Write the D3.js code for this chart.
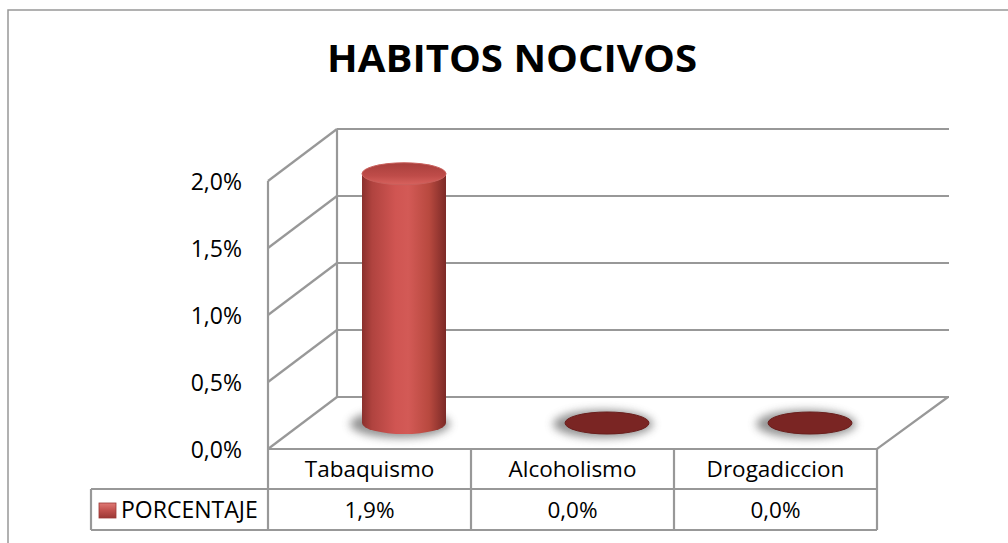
<!DOCTYPE html>
<html>
<head>
<meta charset="utf-8">
<script src="https://cdn.jsdelivr.net/npm/d3@7"></script>
<style>
  body { margin: 0; background: #fff; }
  text { font-family: "Open Sans", "Noto Sans", sans-serif; fill: #000; }
</style>
</head>
<body>
<div id="chart"></div>
<script>
// data
var categories = ['Tabaquismo', 'Alcoholismo', 'Drogadiccion'];
var values = [0.0186, 0, 0];
var yTicks = [0, 0.005, 0.01, 0.015, 0.02];
var seriesName = 'PORCENTAJE';
var chartTitle = 'HABITOS NOCIVOS';

function drawChart() {
    var width = 1008, height = 543;
    var depth = { dx: 69, dy: -52 };     // 3d offset of the back wall
    var lineCol = '#989898';

    var esLocale = d3.formatLocale({ decimal: ',', thousands: '.', grouping: [3], currency: ['', '€'] });
    var pct = esLocale.format('.1%');

    var svg = d3.select('#chart').append('svg')
        .attr('width', width)
        .attr('height', height);

    var defs = svg.append('defs');

    var body = defs.append('linearGradient').attr('id', 'cylBody')
        .attr('x1', '0%').attr('x2', '100%').attr('y1', '0%').attr('y2', '0%');
    [['0%', '#8a302d'], ['12%', '#b0433f'], ['40%', '#d05552'], ['55%', '#d35a56'],
     ['80%', '#b8493f'], ['100%', '#7c2a27']].forEach(function (s) {
        body.append('stop').attr('offset', s[0]).attr('stop-color', s[1]);
    });

    var top = defs.append('linearGradient').attr('id', 'cylTop')
        .attr('x1', '0%').attr('x2', '0%').attr('y1', '0%').attr('y2', '100%');
    [['0%', '#a83f3c'], ['60%', '#bf4c49'], ['100%', '#d8625e']].forEach(function (s) {
        top.append('stop').attr('offset', s[0]).attr('stop-color', s[1]);
    });

    var leg = defs.append('linearGradient').attr('id', 'legGrad')
        .attr('x1', '0%').attr('x2', '0%').attr('y1', '0%').attr('y2', '100%');
    [['0%', '#e07a76'], ['50%', '#c0504d'], ['100%', '#9b3835']].forEach(function (s) {
        leg.append('stop').attr('offset', s[0]).attr('stop-color', s[1]);
    });

    defs.append('filter').attr('id', 'blur')
        .attr('x', '-50%').attr('y', '-100%').attr('width', '200%').attr('height', '300%')
        .append('feGaussianBlur').attr('stdDeviation', 4);

    // outer chart border
    svg.append('rect')
        .attr('x', 8).attr('y', 10)
        .attr('width', 1100).attr('height', 600)
        .attr('fill', 'none')
        .attr('stroke', lineCol)
        .attr('stroke-width', 1.5);

    svg.append('text')
        .attr('x', 512)
        .attr('y', 72)
        .attr('text-anchor', 'middle')
        .attr('textLength', 370)
        .attr('lengthAdjust', 'spacingAndGlyphs')
        .style('font-size', '37px')
        .style('font-weight', 'bold')
        .text(chartTitle);

    var x = d3.scaleBand()
        .domain(categories)
        .range([268, 877])
        .paddingInner(0);

    var y = d3.scaleLinear()
        .domain([0, 0.02])
        .range([449, 181]);

    var grid = svg.append('g')
        .attr('fill', 'none')
        .attr('stroke', lineCol)
        .attr('stroke-width', 2.2);

    // back wall lines
    grid.selectAll('.back')
        .data(yTicks)
        .enter().append('line')
        .attr('x1', 268 + depth.dx)
        .attr('x2', 949)
        .attr('y1', d => y(d) + depth.dy)
        .attr('y2', d => y(d) + depth.dy);

    // side wall diagonals
    grid.selectAll('.side')
        .data(yTicks)
        .enter().append('line')
        .attr('x1', 268)
        .attr('x2', 268 + depth.dx)
        .attr('y1', d => y(d))
        .attr('y2', d => y(d) + depth.dy);

    grid.append('line')
        .attr('x1', 268 + depth.dx).attr('x2', 268 + depth.dx)
        .attr('y1', y(0.02) + depth.dy).attr('y2', y(0) + depth.dy);

    // front axis continuing down the table
    grid.append('line')
        .attr('x1', 268).attr('x2', 268)
        .attr('y1', y(0.02)).attr('y2', 530);

    // floor front and right edges
    grid.append('path')
        .attr('d', `M268,${y(0)} L877,${y(0)} L948,${y(0) + depth.dy}`);

    // y tick labels
    svg.append('g').selectAll('text')
        .data(yTicks)
        .enter().append('text')
        .attr('x', 242)
        .attr('y', d => y(d) + 9)
        .attr('text-anchor', 'end')
        .style('font-size', '23px')
        .text(d => pct(d));

    // cylinders
    var rx = 42, ry = 11;
    var bars = svg.append('g').selectAll('g')
        .data(categories)
        .enter().append('g')
        .attr('transform', d => `translate(${x(d) + x.bandwidth() / 2 + depth.dx / 2},${depth.dy / 2})`);

    bars.append('ellipse')
        .attr('cx', -4)
        .attr('cy', y(0) + 1)
        .attr('rx', rx + 8)
        .attr('ry', ry + 3)
        .attr('fill', '#6f6f6f')
        .attr('opacity', 0.75)
        .attr('filter', 'url(#blur)');

    bars.each(function (d, i) {
        var g = d3.select(this);
        var v = values[i];
        var y0 = y(0), y1 = y(v);
        if (v > 0) {
            g.append('path')
                .attr('d', `M${-rx},${y1} L${-rx},${y0} A${rx},${ry} 0 0 0 ${rx},${y0} L${rx},${y1} Z`)
                .attr('fill', 'url(#cylBody)');
            g.append('ellipse')
                .attr('cx', 0).attr('cy', y1)
                .attr('rx', rx).attr('ry', ry)
                .attr('fill', 'url(#cylTop)')
                .attr('stroke', '#c9605c')
                .attr('stroke-width', 1);
        } else {
            g.append('ellipse')
                .attr('cx', 0).attr('cy', y1)
                .attr('rx', rx).attr('ry', ry)
                .attr('fill', '#7a2523')
                .attr('stroke', '#6a1f1d')
                .attr('stroke-width', 1);
        }
    });

    // data table
    var table = svg.append('g')
        .attr('stroke', lineCol)
        .attr('stroke-width', 2.2)
        .attr('fill', 'none');

    table.append('line').attr('x1', 91).attr('x2', 877).attr('y1', 489).attr('y2', 489);
    table.append('line').attr('x1', 91).attr('x2', 877).attr('y1', 530).attr('y2', 530);
    table.append('line').attr('x1', 91).attr('x2', 91).attr('y1', 489).attr('y2', 530);

    table.selectAll('.col')
        .data(categories)
        .enter().append('line')
        .attr('x1', d => x(d) + x.bandwidth())
        .attr('x2', d => x(d) + x.bandwidth())
        .attr('y1', y(0))
        .attr('y2', 530);

    svg.append('g').selectAll('text')
        .data(categories)
        .enter().append('text')
        .attr('x', d => x(d) + x.bandwidth() / 2)
        .attr('y', 477)
        .attr('text-anchor', 'middle')
        .style('font-size', '22.5px')
        .text(d => d);

    svg.append('g').selectAll('text')
        .data(values)
        .enter().append('text')
        .attr('x', (d, i) => x(categories[i]) + x.bandwidth() / 2)
        .attr('y', 518)
        .attr('text-anchor', 'middle')
        .style('font-size', '22.5px')
        .text(d => pct(d));

    // legend key
    svg.append('rect')
        .attr('x', 99).attr('y', 503)
        .attr('width', 17).attr('height', 15)
        .attr('fill', 'url(#legGrad)')
        .attr('stroke', '#9b3835')
        .attr('stroke-width', 0.8);

    svg.append('text')
        .attr('x', 121)
        .attr('y', 518)
        .style('font-size', '23px')
        .text(seriesName);
}

drawChart();
</script>
</body>
</html>
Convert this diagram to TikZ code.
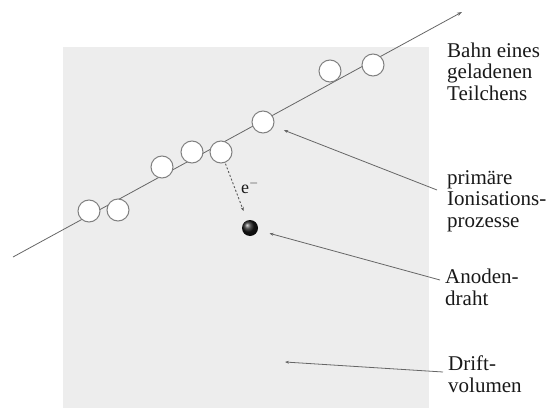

------------------------------------

Give the data again exactly as written, with all pictures left out.

Write the D3.js code for this chart.
<!DOCTYPE html>
<html>
<head>
<meta charset="utf-8">
<script src="https://cdn.jsdelivr.net/npm/d3@7"></script>
<style>
  body { margin: 0; background: #fff; }
  text { font-family: "Open Sans", "Noto Sans", sans-serif; fill: #000; }
</style>
</head>
<body>
<div id="chart"></div>
<script>
// data
var categories = ['Tabaquismo', 'Alcoholismo', 'Drogadiccion'];
var values = [0.0186, 0, 0];
var yTicks = [0, 0.005, 0.01, 0.015, 0.02];
var seriesName = 'PORCENTAJE';
var chartTitle = 'HABITOS NOCIVOS';

function drawChart() {
    var width = 1008, height = 543;
    var depth = { dx: 69, dy: -52 };     // 3d offset of the back wall
    var lineCol = '#989898';

    var esLocale = d3.formatLocale({ decimal: ',', thousands: '.', grouping: [3], currency: ['', '€'] });
    var pct = esLocale.format('.1%');

    var svg = d3.select('#chart').append('svg')
        .attr('width', width)
        .attr('height', height);

    var defs = svg.append('defs');

    var body = defs.append('linearGradient').attr('id', 'cylBody')
        .attr('x1', '0%').attr('x2', '100%').attr('y1', '0%').attr('y2', '0%');
    [['0%', '#8a302d'], ['12%', '#b0433f'], ['40%', '#d05552'], ['55%', '#d35a56'],
     ['80%', '#b8493f'], ['100%', '#7c2a27']].forEach(function (s) {
        body.append('stop').attr('offset', s[0]).attr('stop-color', s[1]);
    });

    var top = defs.append('linearGradient').attr('id', 'cylTop')
        .attr('x1', '0%').attr('x2', '0%').attr('y1', '0%').attr('y2', '100%');
    [['0%', '#a83f3c'], ['60%', '#bf4c49'], ['100%', '#d8625e']].forEach(function (s) {
        top.append('stop').attr('offset', s[0]).attr('stop-color', s[1]);
    });

    var leg = defs.append('linearGradient').attr('id', 'legGrad')
        .attr('x1', '0%').attr('x2', '0%').attr('y1', '0%').attr('y2', '100%');
    [['0%', '#e07a76'], ['50%', '#c0504d'], ['100%', '#9b3835']].forEach(function (s) {
        leg.append('stop').attr('offset', s[0]).attr('stop-color', s[1]);
    });

    defs.append('filter').attr('id', 'blur')
        .attr('x', '-50%').attr('y', '-100%').attr('width', '200%').attr('height', '300%')
        .append('feGaussianBlur').attr('stdDeviation', 4);

    // outer chart border
    svg.append('rect')
        .attr('x', 8).attr('y', 10)
        .attr('width', 1100).attr('height', 600)
        .attr('fill', 'none')
        .attr('stroke', lineCol)
        .attr('stroke-width', 1.5);

    svg.append('text')
        .attr('x', 512)
        .attr('y', 72)
        .attr('text-anchor', 'middle')
        .attr('textLength', 370)
        .attr('lengthAdjust', 'spacingAndGlyphs')
        .style('font-size', '37px')
        .style('font-weight', 'bold')
        .text(chartTitle);

    var x = d3.scaleBand()
        .domain(categories)
        .range([268, 877])
        .paddingInner(0);

    var y = d3.scaleLinear()
        .domain([0, 0.02])
        .range([449, 181]);

    var grid = svg.append('g')
        .attr('fill', 'none')
        .attr('stroke', lineCol)
        .attr('stroke-width', 2.2);

    // back wall lines
    grid.selectAll('.back')
        .data(yTicks)
        .enter().append('line')
        .attr('x1', 268 + depth.dx)
        .attr('x2', 949)
        .attr('y1', d => y(d) + depth.dy)
        .attr('y2', d => y(d) + depth.dy);

    // side wall diagonals
    grid.selectAll('.side')
        .data(yTicks)
        .enter().append('line')
        .attr('x1', 268)
        .attr('x2', 268 + depth.dx)
        .attr('y1', d => y(d))
        .attr('y2', d => y(d) + depth.dy);

    grid.append('line')
        .attr('x1', 268 + depth.dx).attr('x2', 268 + depth.dx)
        .attr('y1', y(0.02) + depth.dy).attr('y2', y(0) + depth.dy);

    // front axis continuing down the table
    grid.append('line')
        .attr('x1', 268).attr('x2', 268)
        .attr('y1', y(0.02)).attr('y2', 530);

    // floor front and right edges
    grid.append('path')
        .attr('d', `M268,${y(0)} L877,${y(0)} L948,${y(0) + depth.dy}`);

    // y tick labels
    svg.append('g').selectAll('text')
        .data(yTicks)
        .enter().append('text')
        .attr('x', 242)
        .attr('y', d => y(d) + 9)
        .attr('text-anchor', 'end')
        .style('font-size', '23px')
        .text(d => pct(d));

    // cylinders
    var rx = 42, ry = 11;
    var bars = svg.append('g').selectAll('g')
        .data(categories)
        .enter().append('g')
        .attr('transform', d => `translate(${x(d) + x.bandwidth() / 2 + depth.dx / 2},${depth.dy / 2})`);

    bars.append('ellipse')
        .attr('cx', -4)
        .attr('cy', y(0) + 1)
        .attr('rx', rx + 8)
        .attr('ry', ry + 3)
        .attr('fill', '#6f6f6f')
        .attr('opacity', 0.75)
        .attr('filter', 'url(#blur)');

    bars.each(function (d, i) {
        var g = d3.select(this);
        var v = values[i];
        var y0 = y(0), y1 = y(v);
        if (v > 0) {
            g.append('path')
                .attr('d', `M${-rx},${y1} L${-rx},${y0} A${rx},${ry} 0 0 0 ${rx},${y0} L${rx},${y1} Z`)
                .attr('fill', 'url(#cylBody)');
            g.append('ellipse')
                .attr('cx', 0).attr('cy', y1)
                .attr('rx', rx).attr('ry', ry)
                .attr('fill', 'url(#cylTop)')
                .attr('stroke', '#c9605c')
                .attr('stroke-width', 1);
        } else {
            g.append('ellipse')
                .attr('cx', 0).attr('cy', y1)
                .attr('rx', rx).attr('ry', ry)
                .attr('fill', '#7a2523')
                .attr('stroke', '#6a1f1d')
                .attr('stroke-width', 1);
        }
    });

    // data table
    var table = svg.append('g')
        .attr('stroke', lineCol)
        .attr('stroke-width', 2.2)
        .attr('fill', 'none');

    table.append('line').attr('x1', 91).attr('x2', 877).attr('y1', 489).attr('y2', 489);
    table.append('line').attr('x1', 91).attr('x2', 877).attr('y1', 530).attr('y2', 530);
    table.append('line').attr('x1', 91).attr('x2', 91).attr('y1', 489).attr('y2', 530);

    table.selectAll('.col')
        .data(categories)
        .enter().append('line')
        .attr('x1', d => x(d) + x.bandwidth())
        .attr('x2', d => x(d) + x.bandwidth())
        .attr('y1', y(0))
        .attr('y2', 530);

    svg.append('g').selectAll('text')
        .data(categories)
        .enter().append('text')
        .attr('x', d => x(d) + x.bandwidth() / 2)
        .attr('y', 477)
        .attr('text-anchor', 'middle')
        .style('font-size', '22.5px')
        .text(d => d);

    svg.append('g').selectAll('text')
        .data(values)
        .enter().append('text')
        .attr('x', (d, i) => x(categories[i]) + x.bandwidth() / 2)
        .attr('y', 518)
        .attr('text-anchor', 'middle')
        .style('font-size', '22.5px')
        .text(d => pct(d));

    // legend key
    svg.append('rect')
        .attr('x', 99).attr('y', 503)
        .attr('width', 17).attr('height', 15)
        .attr('fill', 'url(#legGrad)')
        .attr('stroke', '#9b3835')
        .attr('stroke-width', 0.8);

    svg.append('text')
        .attr('x', 121)
        .attr('y', 518)
        .style('font-size', '23px')
        .text(seriesName);
}

drawChart();
</script>
</body>
</html>
Convert this diagram to TikZ code.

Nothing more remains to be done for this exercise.